Electronic Thesis and Dissertation Repository

Thesis Format

Integrated Article


Master of Arts




Dr. Eva Pila


Traditional physical activity contexts are male-dominated, cis-heteronormative, and perpetuate Western beauty standards. Research has identified that queer women experience the lowest rates of physical activity participation, compared to other LGBTQ+ groups. The present study investigated the relationship between queer women’s (N = 70) body image, physical activity behaviour, and experiences. Participants completed one virtual focus group and four themes were identified: The Queer Women’s Body is Political; (in)Visibility of Sexual and Gender Identity in Physical Activity; Hypervigilance to Maintain Safety and Reduce Perpetuating Gender-Based Violence; and Desire for Spaces that Foster Safety, Belonging, and Connection.

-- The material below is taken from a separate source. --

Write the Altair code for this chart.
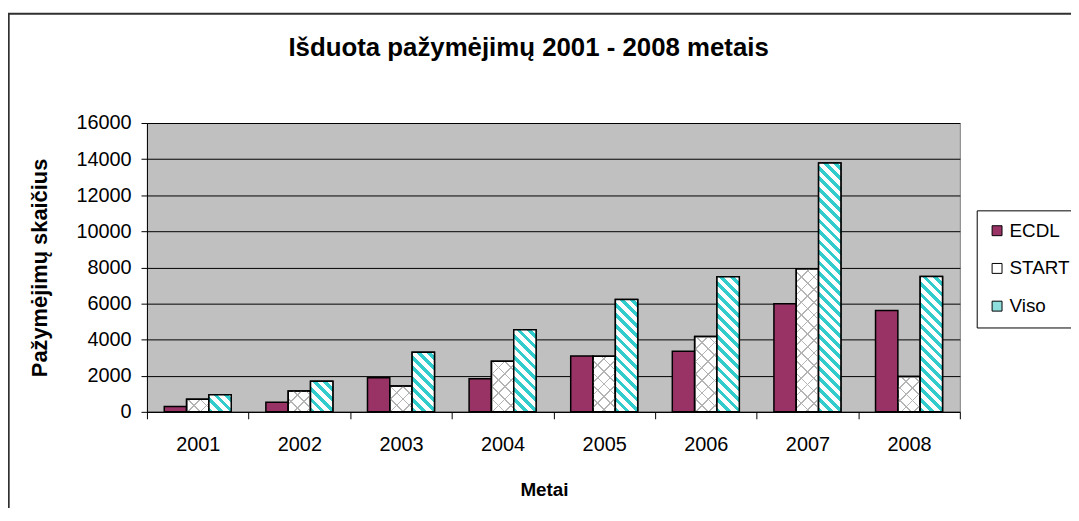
import math
import altair as alt
import pandas as pd

# ---------------- data ----------------
years = ["2001", "2002", "2003", "2004", "2005", "2006", "2007", "2008"]
series = ["ECDL", "START", "Viso"]
ecdl = [290, 530, 1890, 1830, 3100, 3350, 5990, 5620]
start = [700, 1160, 1430, 2800, 3080, 4180, 7930, 1960]
viso = [950, 1700, 3300, 4550, 6220, 7480, 13780, 7500]
y_ticks = [0, 2000, 4000, 6000, 8000, 10000, 12000, 14000, 16000]

title_text = "Išduota pažymėjimų 2001 - 2008 metais"
x_title = "Metai"
y_title = "Pažymėjimų skaičius"

# ---------------- style ----------------
FONT = "Liberation Sans"
PLOT_W, PLOT_H = 819, 291
Y_MAX = 16000
OFFSET_PAD = 0.775
BAR_W = PLOT_W / len(years) / (len(series) + 2 * OFFSET_PAD)
series_colors = ["#993366", "#FFFFFF", "#8FDEDE"]
CYAN = "#33CCCC"
HATCH = "#B4B4B4"
CLEAR = "rgba(255,255,255,0)"

rows = []
for i, yr in enumerate(years):
    for s, vals in zip(series, [ecdl, start, viso]):
        rows.append({"Metai": yr, "Serija": s, "Kiekis": vals[i]})
df = pd.DataFrame(rows)


def stripes(h, w, kind, period, frac, line, bg):
    """Linear gradient that paints 45-degree stripes on a w x h bar."""
    h = max(h, 1.0)
    k = (w + h) / (w * w + h * h)
    if kind == "back":  # lines like "\"
        x1, y1, x2, y2 = 0.0, 1.0, k * w, 1.0 - k * h
    else:  # lines like "/"
        x1, y1, x2, y2 = 0.0, 0.0, k * w, k * h
    n = (w + h) / math.sqrt(2) / period
    stops = []
    i = 0
    while i < n:
        a = i / n
        b = min((i + frac) / n, 1.0)
        c = min((i + 1) / n, 1.0)
        stops += [
            {"offset": round(a, 5), "color": line},
            {"offset": round(b, 5), "color": line},
            {"offset": round(b, 5), "color": bg},
            {"offset": round(c, 5), "color": bg},
        ]
        i += 1
    return {"gradient": "linear", "x1": round(x1, 5), "y1": round(y1, 5),
            "x2": round(x2, 5), "y2": round(y2, 5), "stops": stops}


x_enc = alt.X(
    "Metai:N", sort=years, title=x_title,
    scale=alt.Scale(paddingInner=0, paddingOuter=0),
    axis=alt.Axis(labelAngle=0, tickBand="extent", tickSize=7, labelPadding=16,
                  grid=False, titleX=400, titleY=78, titleBaseline="middle",
                  titleAlign="center", titleFontSize=19),
)
xo_enc = alt.XOffset(
    "Serija:N", sort=series,
    scale=alt.Scale(domain=series, paddingInner=0, paddingOuter=OFFSET_PAD),
)
y_enc = alt.Y(
    "Kiekis:Q", title=y_title,
    scale=alt.Scale(domain=[0, Y_MAX], nice=False, zero=True),
    axis=alt.Axis(values=y_ticks, format="d", tickSize=6, labelPadding=10,
                  grid=True, gridColor="black", gridWidth=1, gridOpacity=1,
                  titleX=-108, titleY=PLOT_H / 2, titleAngle=270,
                  titleBaseline="middle", titleAlign="center", titleFontSize=22),
)

base = alt.Chart(df)

frame = alt.Chart(pd.DataFrame({"k": [0]})).mark_rect(
    fill="white", fillOpacity=0, stroke="#303030", strokeWidth=2
).encode(
    x=alt.value(-139.3), x2=alt.value(PLOT_W + 400),
    y=alt.value(-110), y2=alt.value(PLOT_H + 400),
)

bars = base.mark_bar(stroke="black", strokeWidth=1.5).encode(
    x=x_enc, xOffset=xo_enc, y=y_enc,
    color=alt.Color(
        "Serija:N", sort=series,
        scale=alt.Scale(domain=series, range=series_colors),
        legend=alt.Legend(
            title=None, orient="none", legendX=836, legendY=88,
            symbolType="square", symbolSize=100, symbolStrokeColor="black",
            symbolStrokeWidth=1, symbolOpacity=1,
            labelFont=FONT, labelFontSize=19, labelColor="black", labelOffset=3,
            rowPadding=18, padding=11, strokeColor="black", fillColor="white",
        ),
    ),
)

layers = [frame, bars]

# START: light gray cross hatch
for i, yr in enumerate(years):
    h = start[i] / Y_MAX * PLOT_H
    for kind in ["back", "fwd"]:
        layers.append(
            base.transform_filter(
                (alt.datum.Metai == yr) & (alt.datum.Serija == "START")
            ).mark_bar(
                fill=stripes(h, BAR_W, kind, 9.0, 0.13, HATCH, CLEAR), strokeWidth=0
            ).encode(x=x_enc, xOffset=xo_enc, y=y_enc)
        )
layers.append(
    base.transform_filter(alt.datum.Serija == "START").mark_bar(
        fill="white", fillOpacity=0, stroke="black", strokeWidth=1.5
    ).encode(x=x_enc, xOffset=xo_enc, y=y_enc)
)

# Viso: cyan diagonal stripes
for i, yr in enumerate(years):
    h = viso[i] / Y_MAX * PLOT_H
    layers.append(
        base.transform_filter(
            (alt.datum.Metai == yr) & (alt.datum.Serija == "Viso")
        ).mark_bar(
            fill=stripes(h, BAR_W, "back", 7.5, 0.45, CYAN, "#FFFFFF"),
            stroke="black", strokeWidth=1.5,
        ).encode(x=x_enc, xOffset=xo_enc, y=y_enc)
    )

chart = alt.layer(*layers).properties(
    width=PLOT_W, height=PLOT_H,
    background="white",
    view=alt.ViewBackground(fill="#C0C0C0", stroke="#808080", strokeWidth=1),
    autosize=alt.AutoSizeParams(type="none"),
    padding={"left": 140, "top": 114, "right": 112, "bottom": 95},
    title=alt.TitleParams(
        title_text, font=FONT, fontSize=26, fontWeight="bold", color="black",
        anchor="middle", frame="group", dx=-25, offset=-69,
        baseline="alphabetic",
    ),
).configure_view(
    fill="#C0C0C0", stroke="#808080", strokeWidth=1
).configure_axis(
    labelFont=FONT, labelFontSize=20, labelColor="black",
    titleFont=FONT, titleFontWeight="bold", titleColor="black",
    domainColor="black", domainWidth=1, tickColor="black", tickWidth=1,
)

chart.save("out.html", embed_options={"renderer": "svg", "actions": False})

Findings revealed that queer women’s body image impacts participation in physical activity and highlighted the need for queer-friendly physical activity spaces. This research contributes to the development and implementation of physical activity programming designed to promote safety, belonging, and social connection, with the goal of enhancing queer women’s enjoyment and continued engagement in physical activity.

Summary for Lay Audience

This study will investigate queer women’s experiences with their bodies and physical activity more broadly. Preliminary research has identified unique barriers to physical activity participation experienced by the LGBTQ+ community, however, no work has been done to explore the influence of body image on the physical activity experiences of queer women. Traditional physical activity contexts endorse heteronormative ideals, and Western standards of beauty and are primarily occupied by heterosexual individuals. As such, those whose bodies and sexual and/or gender identities diverge from the dominant group may be more likely to disengage or avoid traditional physical activity contexts. In a series of focus groups, we wish to explore whether a unique relationship exists between queer women’s perceptions of their bodies and how this influences their participation and overall experiences in physical activity. Given that little is known about this relationship, this study will use focus groups to foster community connectedness to ask queer women about their body image and how this influences their physical activity behaviour. A deeper understanding of this relationship will support the implementation of queer-inclusive physical activity programming and broadly promote positive physical activity experiences for queer women.